Mindspace Business Parks REIT (MREIT) is set to expand its commercial real estate portfolio with the acquisition of three prime Central Business District (CBD) assets totaling approximately 0.8 million square feet. The transaction, valued at an enterprise value of ₹2,920 crore, involves properties from its sponsor, K Raheja Corp, including two in Mumbai and one in Pune.
Analyst's Positive Outlook
Analysts at Nuvama Institutional Equities, Parvez Qazi and Vasudev Ganatra, have expressed a positive view on this strategic move. They have reiterated their 'Buy' rating on MREIT and set a Discounted Cash Flow (DCF)-based target price of ₹507 per unit, aligning with its Q2FY28E Net Asset Value (NAV).

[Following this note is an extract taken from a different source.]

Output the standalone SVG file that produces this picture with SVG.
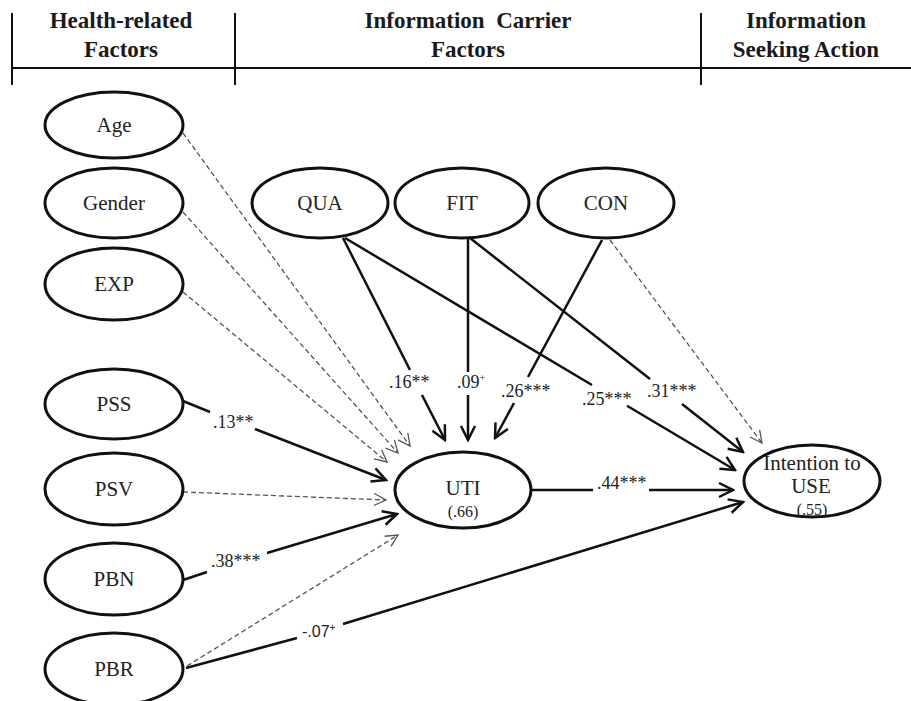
<svg xmlns="http://www.w3.org/2000/svg" width="911" height="701" viewBox="0 0 911 701">
<style>
.hdr{font-family:"Liberation Serif",serif;font-weight:bold;font-size:23px;fill:#1a1a1a;text-anchor:middle}
.node ellipse{fill:#fff;stroke:#111;stroke-width:3}
.node text{font-family:"Liberation Serif",serif;font-size:21px;fill:#222;text-anchor:middle}
.node text.r2{font-size:16px}
.lbl{font-family:"Liberation Serif",serif;font-size:18px;fill:#222}
.lbls{font-family:"Liberation Sans",sans-serif;font-size:16px;fill:#222}
.sup{font-size:10px}
.solid{fill:none;stroke:#111;stroke-width:2.5;marker-end:url(#arr)}
.dash{fill:none;stroke:#555;stroke-width:1.3;stroke-dasharray:5 3;marker-end:url(#arrd)}
.rule{stroke:#111;stroke-width:2;fill:none}
</style>
<defs>
<marker id="arr" markerUnits="userSpaceOnUse" viewBox="0 0 18 18" markerWidth="18" markerHeight="18" refX="16" refY="9" orient="auto">
<path d="M2,2 L16,9 L2,16" fill="none" stroke="#111" stroke-width="2.5"/>
</marker>
<marker id="arrd" markerUnits="userSpaceOnUse" viewBox="0 0 16 16" markerWidth="16" markerHeight="16" refX="14" refY="8" orient="auto">
<path d="M2,2 L14,8 L2,14" fill="none" stroke="#555" stroke-width="1.3"/>
</marker>
</defs>
<rect width="911" height="701" fill="#fff"/>
<g id="header">
<path class="rule" d="M12,13 V85 M235,13 V85 M701,13 V85 M12,68 H911"/>
<text class="hdr" x="121" y="28">Health-related</text>
<text class="hdr" x="121" y="57">Factors</text>
<text class="hdr" x="468" y="28">Information&#160; Carrier</text>
<text class="hdr" x="468" y="57">Factors</text>
<text class="hdr" x="806" y="28">Information</text>
<text class="hdr" x="806" y="57">Seeking Action</text>
</g>
<g id="connectors">
<path class="dash" d="M183,133 L410,446"/>
<path class="dash" d="M183,212 L398,453"/>
<path class="dash" d="M183,292 L387,462"/>
<path class="solid" d="M183,401 L210,412 M255,429 L386,480"/>
<path class="dash" d="M183,492 L386,500"/>
<path class="solid" d="M183,580 L207,572 M267,553 L397,514"/>
<path class="dash" d="M187,666 L398,535"/>
<path class="solid" d="M186,668 L297,638 M343,624 L743,502"/>
<path class="solid" d="M343,238 L410,370 M422,395 L445,440"/>
<path class="solid" d="M468,238 L468,372 M468,395 L468,440"/>
<path class="solid" d="M602,240 L528,377 M514,403 L495,438"/>
<path class="solid" d="M345,238 L592,385 M627,405.8 L735,470"/>
<path class="solid" d="M470,238 L650,379 M682,404 L743,452"/>
<path class="dash" d="M610,240 L762,443"/>
<path class="solid" d="M532,490 L593,490 M649,490 L733,490"/>
<text class="lbl" x="213" y="428">.13**</text>
<text class="lbl" x="211" y="567">.38***</text>
<text class="lbls" x="302" y="637">-.07<tspan class="sup" dy="-6">+</tspan></text>
<text class="lbl" x="389" y="388">.16**</text>
<text class="lbl" x="457" y="388">.09<tspan class="sup" dy="-7">+</tspan></text>
<text class="lbl" x="501" y="397">.26***</text>
<text class="lbl" x="582" y="405">.25***</text>
<text class="lbl" x="647" y="397">.31***</text>
<text class="lbl" x="597" y="489">.44***</text>
</g>
<g id="node-age" class="node"><ellipse cx="114" cy="125" rx="69" ry="33"/><text x="114" y="132">Age</text></g>
<g id="node-gender" class="node"><ellipse cx="114" cy="203" rx="69" ry="35"/><text x="114" y="210">Gender</text></g>
<g id="node-exp" class="node"><ellipse cx="114" cy="284" rx="69" ry="36"/><text x="114" y="291">EXP</text></g>
<g id="node-pss" class="node"><ellipse cx="114" cy="404" rx="69" ry="35"/><text x="114" y="411">PSS</text></g>
<g id="node-psv" class="node"><ellipse cx="114" cy="489" rx="69" ry="36"/><text x="114" y="496">PSV</text></g>
<g id="node-pbn" class="node"><ellipse cx="114" cy="579" rx="69" ry="36"/><text x="114" y="586">PBN</text></g>
<g id="node-pbr" class="node"><ellipse cx="114" cy="669" rx="69" ry="36"/><text x="114" y="676">PBR</text></g>
<g id="node-qua" class="node"><ellipse cx="320" cy="203" rx="68" ry="35"/><text x="320" y="210">QUA</text></g>
<g id="node-fit" class="node"><ellipse cx="462" cy="203" rx="67" ry="35"/><text x="462" y="210">FIT</text></g>
<g id="node-con" class="node"><ellipse cx="606" cy="203" rx="68" ry="35"/><text x="606" y="210">CON</text></g>
<g id="node-uti" class="node"><ellipse cx="463" cy="490" rx="68" ry="38"/><text x="463" y="495">UTI</text><text class="r2" x="463" y="517">(.66)</text></g>
<g id="node-use" class="node"><ellipse cx="812" cy="481" rx="68" ry="36"/><text x="812" y="470">Intention to</text><text x="811" y="493">USE</text><text class="r2" x="812" y="515">(.55)</text></g>
</svg>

Portfolio Enhancement and Financial Impact
The acquisition is expected to be value-accretive for MREIT. On a pro forma basis, it will increase MREIT's portfolio size to 39 million square feet. Analysts project a 9% increase in FY26E Net Operating Income (NOI) and a 1.7% accretion in Distribution Per Unit (DPU). The REIT's Loan-to-Value (LTV) ratio is anticipated to rise marginally from 24.2% to 24.7%.
Funding and Asset Details
Mindspace Business Parks REIT plans to fund ₹1,820 crore of the acquisition through a preferential issue of units to the sponsor group, involving 39.2 million units at ₹464.64 per unit. The acquired assets include Ascent in Worli, Mumbai (0.45 msf, 86% committed occupancy), The Square Avenue 98 in Kalina, Mumbai (0.2 msf, fully leased), and a fully leased 0.1 msf office building in Kalyani Nagar, Pune. These assets are operational, income-generating, and offer significant Mark-to-Market (MTM) upside potential.
Future Expectations
Nuvama forecasts that MREIT will achieve a healthy 12% DPU CAGR over the fiscal years FY25 to FY28E, supported by robust demand for office spaces in key micro-markets. The acquisition is projected to be completed by January 2026.
Impact
- This acquisition is expected to strengthen Mindspace Business Parks REIT's market position by adding prime, income-generating assets.
- It could lead to increased investor confidence and potentially drive MREIT's unit price higher.
- The projected growth in NOI and DPU offers positive financial prospects for unitholders.
- Impact rating: 7/10
Difficult Terms Explained
- REIT (Real Estate Investment Trust): A company that owns, operates, or finances income-generating real estate, allowing investors to own stakes in large-scale properties.
- CBD (Central Business District): The primary commercial and business center of a city, typically featuring high-value office spaces.
- msf (million square feet): A unit of area measurement for large commercial spaces.
- DCF (Discounted Cash Flow): A valuation method used to estimate the value of an investment based on its expected future cash flows.
- NAV (Net Asset Value): The market value of a company's assets minus its liabilities, often used in REIT valuation.
- DPU (Distribution Per Unit): The total income distributed by a REIT to its unitholders for each unit held.
- CAGR (Compound Annual Growth Rate): The average annual growth rate of an investment over a specified period, assuming profits are reinvested.
- FY (Fiscal Year): A 12-month period over which a company assesses its financial performance, often different from a calendar year.
- NOI (Net Operating Income): The income generated from an investment property after deducting operating expenses but before accounting for debt payments and income taxes.
- LTV (Loan-to-Value): A ratio used by lenders to assess the risk of a loan, calculated by dividing the loan amount by the value of the asset.
- MTM (Mark-to-Market): The process of adjusting the value of financial assets or securities to reflect their current market price.
- WALE (Weighted Average Lease Expiry): The average remaining term of leases in a property, weighted by rental income or square footage.